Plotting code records
====
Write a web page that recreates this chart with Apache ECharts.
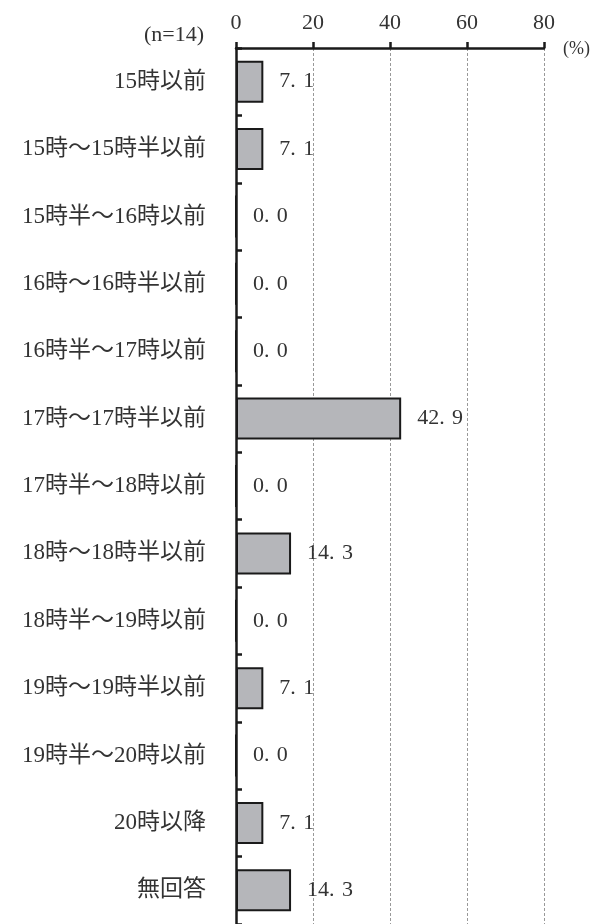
<!DOCTYPE html>
<html>
<head>
<meta charset="utf-8">
<script src="https://cdn.jsdelivr.net/npm/echarts@6/dist/echarts.min.js"></script>
<style>
html, body { margin: 0; padding: 0; background: #fff; }
#chart { width: 593px; height: 924px; }
</style>
</head>
<body>
<div id="chart"></div>
<script>
// Departure time categories, top to bottom
var categories = [
  '15時以前',
  '15時～15時半以前',
  '15時半～16時以前',
  '16時～16時半以前',
  '16時半～17時以前',
  '17時～17時半以前',
  '17時半～18時以前',
  '18時～18時半以前',
  '18時半～19時以前',
  '19時～19時半以前',
  '19時半～20時以前',
  '20時以降',
  '無回答'
];
// Share of respondents (%)
var values = [7.1, 7.1, 0.0, 0.0, 0.0, 42.9, 0.0, 14.3, 0.0, 7.1, 0.0, 7.1, 14.3];
// Value axis ticks
var axisMin = 0, axisMax = 80, axisStep = 20;
var sampleNote = '(n=14)';
var unitNote = '(%)';

var FONT = '"Liberation Serif", "Noto Sans CJK JP", serif';

var chart = echarts.init(document.getElementById('chart'), null, { renderer: 'canvas' });
chart.setOption({
  animation: false,
  backgroundColor: '#ffffff',
  grid: { left: 236, right: 49, top: 48, bottom: -5, containLabel: false },
  xAxis: {
    type: 'value',
    position: 'top',
    min: axisMin,
    max: axisMax,
    interval: axisStep,
    axisLine: { show: true, lineStyle: { color: '#1a1a1a', width: 2.5 } },
    axisTick: { show: true, inside: false, length: 6, lineStyle: { color: '#1a1a1a', width: 2.5 } },
    axisLabel: { margin: 14, color: '#333', fontFamily: FONT, fontSize: 22 },
    splitLine: { show: true, lineStyle: { color: '#999', width: 1, type: [3, 2] } }
  },
  yAxis: {
    type: 'category',
    data: categories,
    inverse: true,
    axisLine: { show: true, lineStyle: { color: '#1a1a1a', width: 2.5 } },
    axisTick: { show: true, inside: true, length: 6, lineStyle: { color: '#1a1a1a', width: 2.5 } },
    axisLabel: { margin: 30, color: '#333', fontFamily: FONT, fontSize: 23 },
    splitLine: { show: false }
  },
  series: [{
    type: 'bar',
    data: values,
    barWidth: 42,
    itemStyle: { color: '#b5b6ba', borderColor: '#1a1a1a', borderWidth: 2 },
    label: {
      show: true,
      position: 'right',
      distance: 16,
      color: '#333',
      fontFamily: FONT,
      fontSize: 22,
      // decimal point followed by a three-per-em space
      formatter: function (p) { return p.value.toFixed(1).replace('.', '.\u2004'); }
    }
  }],
  graphic: [
    {
      type: 'text', right: 593 - 204, top: 24,
      style: { text: sampleNote, fill: '#333', font: '22px ' + FONT, textAlign: 'right' }
    },
    {
      type: 'text', left: 563, top: 40,
      style: { text: unitNote, fill: '#333', font: '18px ' + FONT }
    }
  ]
});
</script>
</body>
</html>
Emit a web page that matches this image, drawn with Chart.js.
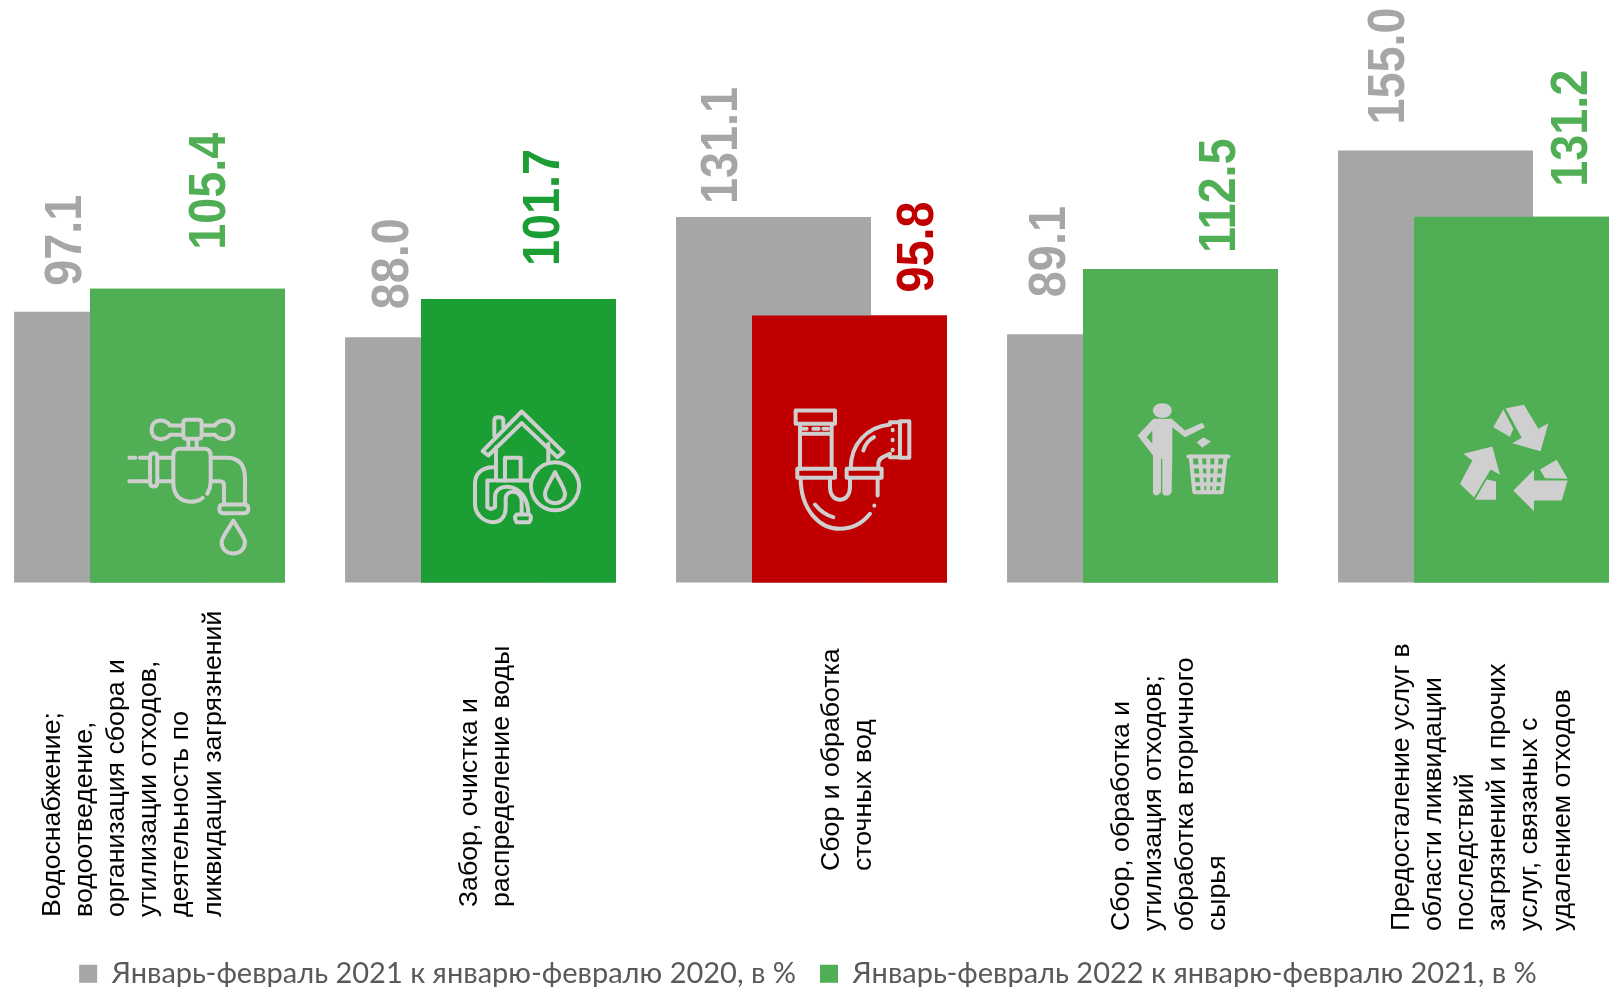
====
# WHAT TO PRODUCE
Pull every line containing "that" from the data.

# FULL OUTPUT
Write a web page that recreates this chart with Apache ECharts.
Emit a web page that matches this image, drawn with Chart.js.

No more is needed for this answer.